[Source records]
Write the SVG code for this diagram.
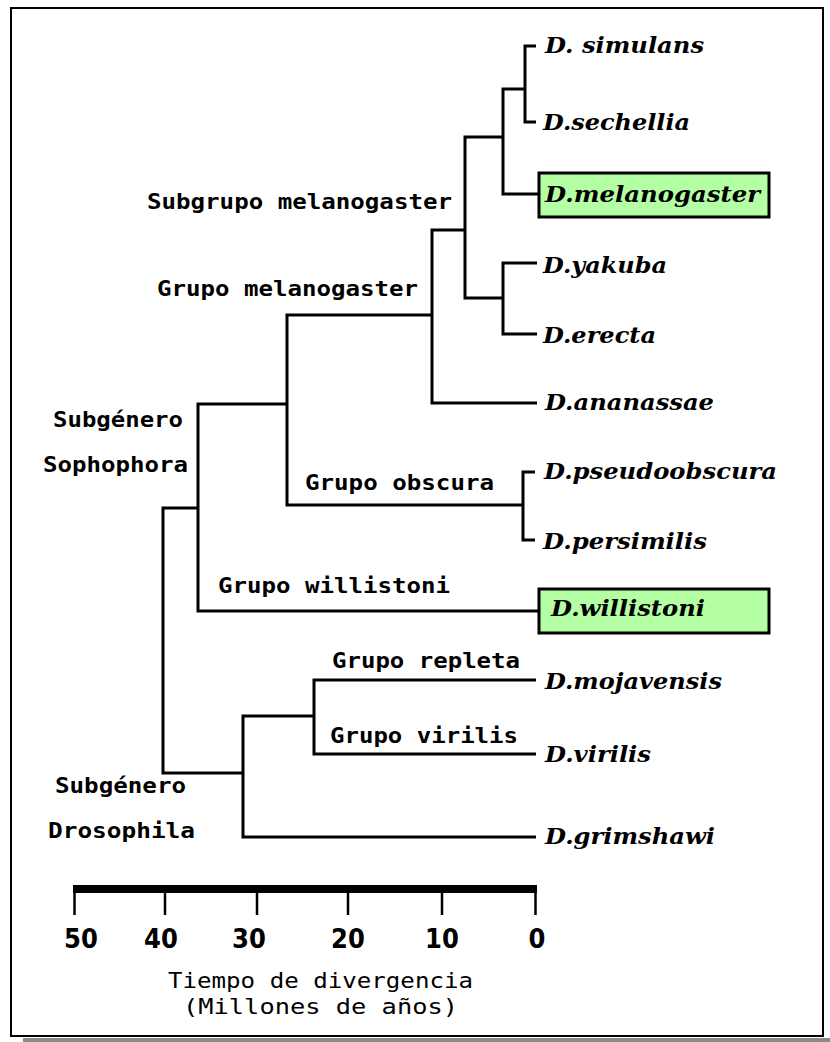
<svg xmlns="http://www.w3.org/2000/svg" width="830" height="1042" viewBox="0 0 830 1042">
<style>
.frame{fill:#fff;stroke:#000;stroke-width:2}
.shadow{fill:#8a8a8a}
.br{fill:none;stroke:#000;stroke-width:3;stroke-linejoin:miter;stroke-linecap:butt}
.box{fill:#b4ffa4;stroke:#000;stroke-width:3}
.sp{font-family:"DejaVu Serif",serif;font-weight:bold;font-style:italic;font-size:22px;fill:#000}
.lb{font-family:"DejaVu Sans Mono",monospace;font-weight:bold;font-size:22px;fill:#000}
.num{font-family:"DejaVu Sans",sans-serif;font-weight:bold;font-stretch:condensed;font-size:27px;text-anchor:middle;fill:#000}
.ax{font-family:"DejaVu Sans Mono",monospace;font-size:22px;fill:#000}
.tick{stroke:#000;stroke-width:2.5}
</style>
<rect class="shadow" x="23" y="1038" width="807" height="4"/>
<rect class="frame" x="11" y="8" width="812" height="1028"/>

<g id="connectors">
<path class="br" d="M536,46 H525 V122 H536"/>
<path class="br" d="M525,89 H503 V194 H538"/>
<path class="br" d="M503,137 H465 V298 H503"/>
<path class="br" d="M537,263 H503 V334 H537"/>
<path class="br" d="M465,230 H432 V403 H537"/>
<path class="br" d="M432,315 H287 V505 H523"/>
<path class="br" d="M535,472 H523 V540 H535"/>
<path class="br" d="M287,404 H198 V611 H538"/>
<path class="br" d="M198,508 H163 V773 H243"/>
<path class="br" d="M314,716 H243 V837 H536"/>
<path class="br" d="M536,680 H314 V754 H536"/>
</g>

<g id="labels">
<text class="lb" x="147" y="209" textLength="305" lengthAdjust="spacingAndGlyphs">Subgrupo melanogaster</text>
<text class="lb" x="157" y="296" textLength="261" lengthAdjust="spacingAndGlyphs">Grupo melanogaster</text>
<text class="lb" x="53" y="427" textLength="130" lengthAdjust="spacingAndGlyphs">Subgénero</text>
<text class="lb" x="43" y="472" textLength="145" lengthAdjust="spacingAndGlyphs">Sophophora</text>
<text class="lb" x="305" y="490" textLength="189" lengthAdjust="spacingAndGlyphs">Grupo obscura</text>
<text class="lb" x="218" y="593" textLength="232" lengthAdjust="spacingAndGlyphs">Grupo willistoni</text>
<text class="lb" x="332" y="668" textLength="188" lengthAdjust="spacingAndGlyphs">Grupo repleta</text>
<text class="lb" x="330" y="743" textLength="188" lengthAdjust="spacingAndGlyphs">Grupo virilis</text>
<text class="lb" x="55" y="793" textLength="131" lengthAdjust="spacingAndGlyphs">Subgénero</text>
<text class="lb" x="48" y="838" textLength="147" lengthAdjust="spacingAndGlyphs">Drosophila</text>
</g>

<g id="sp-simulans"><text class="sp" x="545" y="53" textLength="159" lengthAdjust="spacingAndGlyphs">D. simulans</text></g>
<g id="sp-sechellia"><text class="sp" x="543" y="130" textLength="147" lengthAdjust="spacingAndGlyphs">D.sechellia</text></g>
<g id="sp-melanogaster"><rect class="box" x="539" y="173" width="230" height="44"/><text class="sp" x="545" y="202" textLength="215" lengthAdjust="spacingAndGlyphs">D.melanogaster</text></g>
<g id="sp-yakuba"><text class="sp" x="543" y="273" textLength="124" lengthAdjust="spacingAndGlyphs">D.yakuba</text></g>
<g id="sp-erecta"><text class="sp" x="543" y="343" textLength="113" lengthAdjust="spacingAndGlyphs">D.erecta</text></g>
<g id="sp-ananassae"><text class="sp" x="545" y="410" textLength="169" lengthAdjust="spacingAndGlyphs">D.ananassae</text></g>
<g id="sp-pseudoobscura"><text class="sp" x="544" y="479" textLength="233" lengthAdjust="spacingAndGlyphs">D.pseudoobscura</text></g>
<g id="sp-persimilis"><text class="sp" x="543" y="549" textLength="164" lengthAdjust="spacingAndGlyphs">D.persimilis</text></g>
<g id="sp-willistoni"><rect class="box" x="539" y="589" width="230" height="44"/><text class="sp" x="551" y="616" textLength="154" lengthAdjust="spacingAndGlyphs">D.willistoni</text></g>
<g id="sp-mojavensis"><text class="sp" x="545" y="689" textLength="177" lengthAdjust="spacingAndGlyphs">D.mojavensis</text></g>
<g id="sp-virilis"><text class="sp" x="545" y="762" textLength="106" lengthAdjust="spacingAndGlyphs">D.virilis</text></g>
<g id="sp-grimshawi"><text class="sp" x="545" y="844" textLength="170" lengthAdjust="spacingAndGlyphs">D.grimshawi</text></g>

<g id="scale">
<rect x="73" y="885" width="464" height="8" fill="#000"/>
<line class="tick" x1="74.5" y1="890" x2="74.5" y2="915"/>
<line class="tick" x1="165" y1="890" x2="165" y2="915"/>
<line class="tick" x1="257" y1="890" x2="257" y2="915"/>
<line class="tick" x1="348" y1="890" x2="348" y2="915"/>
<line class="tick" x1="442" y1="890" x2="442" y2="915"/>
<line class="tick" x1="535.5" y1="890" x2="535.5" y2="915"/>
<text class="num" x="81" y="948">50</text>
<text class="num" x="161" y="948">40</text>
<text class="num" x="249" y="948">30</text>
<text class="num" x="348" y="948">20</text>
<text class="num" x="442" y="948">10</text>
<text class="num" x="537" y="948">0</text>
<text class="ax" x="168" y="988" textLength="305" lengthAdjust="spacingAndGlyphs">Tiempo de divergencia</text>
<text class="ax" x="183" y="1014" textLength="275" lengthAdjust="spacingAndGlyphs">(Millones de años)</text>
</g>
</svg>
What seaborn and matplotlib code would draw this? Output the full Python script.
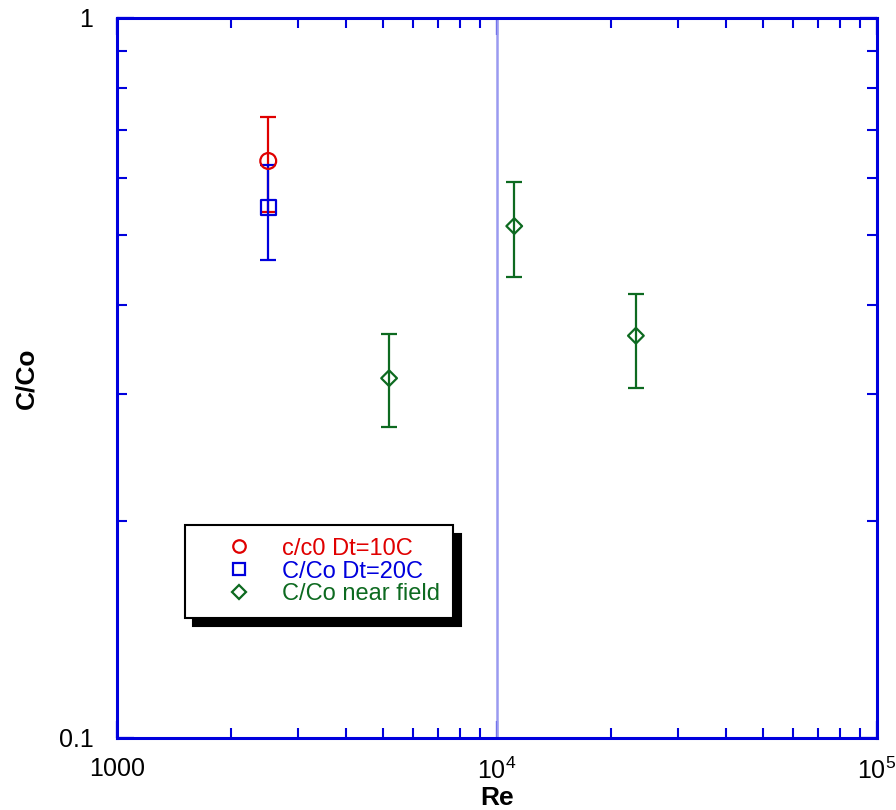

▶ INSTRUCTION: Quote each entry above verbatim and drop the pictures.

▶ RESULT OF THIS TASK:
Write the SVG code for this diagram.
<svg xmlns="http://www.w3.org/2000/svg" width="830" height="1042" viewBox="0 0 830 1042">
<style>
.frame{fill:#fff;stroke:#000;stroke-width:2}
.shadow{fill:#8a8a8a}
.br{fill:none;stroke:#000;stroke-width:3;stroke-linejoin:miter;stroke-linecap:butt}
.box{fill:#b4ffa4;stroke:#000;stroke-width:3}
.sp{font-family:"DejaVu Serif",serif;font-weight:bold;font-style:italic;font-size:22px;fill:#000}
.lb{font-family:"DejaVu Sans Mono",monospace;font-weight:bold;font-size:22px;fill:#000}
.num{font-family:"DejaVu Sans",sans-serif;font-weight:bold;font-stretch:condensed;font-size:27px;text-anchor:middle;fill:#000}
.ax{font-family:"DejaVu Sans Mono",monospace;font-size:22px;fill:#000}
.tick{stroke:#000;stroke-width:2.5}
</style>
<rect class="shadow" x="23" y="1038" width="807" height="4"/>
<rect class="frame" x="11" y="8" width="812" height="1028"/>

<g id="connectors">
<path class="br" d="M536,46 H525 V122 H536"/>
<path class="br" d="M525,89 H503 V194 H538"/>
<path class="br" d="M503,137 H465 V298 H503"/>
<path class="br" d="M537,263 H503 V334 H537"/>
<path class="br" d="M465,230 H432 V403 H537"/>
<path class="br" d="M432,315 H287 V505 H523"/>
<path class="br" d="M535,472 H523 V540 H535"/>
<path class="br" d="M287,404 H198 V611 H538"/>
<path class="br" d="M198,508 H163 V773 H243"/>
<path class="br" d="M314,716 H243 V837 H536"/>
<path class="br" d="M536,680 H314 V754 H536"/>
</g>

<g id="labels">
<text class="lb" x="147" y="209" textLength="305" lengthAdjust="spacingAndGlyphs">Subgrupo melanogaster</text>
<text class="lb" x="157" y="296" textLength="261" lengthAdjust="spacingAndGlyphs">Grupo melanogaster</text>
<text class="lb" x="53" y="427" textLength="130" lengthAdjust="spacingAndGlyphs">Subgénero</text>
<text class="lb" x="43" y="472" textLength="145" lengthAdjust="spacingAndGlyphs">Sophophora</text>
<text class="lb" x="305" y="490" textLength="189" lengthAdjust="spacingAndGlyphs">Grupo obscura</text>
<text class="lb" x="218" y="593" textLength="232" lengthAdjust="spacingAndGlyphs">Grupo willistoni</text>
<text class="lb" x="332" y="668" textLength="188" lengthAdjust="spacingAndGlyphs">Grupo repleta</text>
<text class="lb" x="330" y="743" textLength="188" lengthAdjust="spacingAndGlyphs">Grupo virilis</text>
<text class="lb" x="55" y="793" textLength="131" lengthAdjust="spacingAndGlyphs">Subgénero</text>
<text class="lb" x="48" y="838" textLength="147" lengthAdjust="spacingAndGlyphs">Drosophila</text>
</g>

<g id="sp-simulans"><text class="sp" x="545" y="53" textLength="159" lengthAdjust="spacingAndGlyphs">D. simulans</text></g>
<g id="sp-sechellia"><text class="sp" x="543" y="130" textLength="147" lengthAdjust="spacingAndGlyphs">D.sechellia</text></g>
<g id="sp-melanogaster"><rect class="box" x="539" y="173" width="230" height="44"/><text class="sp" x="545" y="202" textLength="215" lengthAdjust="spacingAndGlyphs">D.melanogaster</text></g>
<g id="sp-yakuba"><text class="sp" x="543" y="273" textLength="124" lengthAdjust="spacingAndGlyphs">D.yakuba</text></g>
<g id="sp-erecta"><text class="sp" x="543" y="343" textLength="113" lengthAdjust="spacingAndGlyphs">D.erecta</text></g>
<g id="sp-ananassae"><text class="sp" x="545" y="410" textLength="169" lengthAdjust="spacingAndGlyphs">D.ananassae</text></g>
<g id="sp-pseudoobscura"><text class="sp" x="544" y="479" textLength="233" lengthAdjust="spacingAndGlyphs">D.pseudoobscura</text></g>
<g id="sp-persimilis"><text class="sp" x="543" y="549" textLength="164" lengthAdjust="spacingAndGlyphs">D.persimilis</text></g>
<g id="sp-willistoni"><rect class="box" x="539" y="589" width="230" height="44"/><text class="sp" x="551" y="616" textLength="154" lengthAdjust="spacingAndGlyphs">D.willistoni</text></g>
<g id="sp-mojavensis"><text class="sp" x="545" y="689" textLength="177" lengthAdjust="spacingAndGlyphs">D.mojavensis</text></g>
<g id="sp-virilis"><text class="sp" x="545" y="762" textLength="106" lengthAdjust="spacingAndGlyphs">D.virilis</text></g>
<g id="sp-grimshawi"><text class="sp" x="545" y="844" textLength="170" lengthAdjust="spacingAndGlyphs">D.grimshawi</text></g>

<g id="scale">
<rect x="73" y="885" width="464" height="8" fill="#000"/>
<line class="tick" x1="74.5" y1="890" x2="74.5" y2="915"/>
<line class="tick" x1="165" y1="890" x2="165" y2="915"/>
<line class="tick" x1="257" y1="890" x2="257" y2="915"/>
<line class="tick" x1="348" y1="890" x2="348" y2="915"/>
<line class="tick" x1="442" y1="890" x2="442" y2="915"/>
<line class="tick" x1="535.5" y1="890" x2="535.5" y2="915"/>
<text class="num" x="81" y="948">50</text>
<text class="num" x="161" y="948">40</text>
<text class="num" x="249" y="948">30</text>
<text class="num" x="348" y="948">20</text>
<text class="num" x="442" y="948">10</text>
<text class="num" x="537" y="948">0</text>
<text class="ax" x="168" y="988" textLength="305" lengthAdjust="spacingAndGlyphs">Tiempo de divergencia</text>
<text class="ax" x="183" y="1014" textLength="275" lengthAdjust="spacingAndGlyphs">(Millones de años)</text>
</g>
</svg>
What seaborn and matplotlib code would draw this? Output the full Python script.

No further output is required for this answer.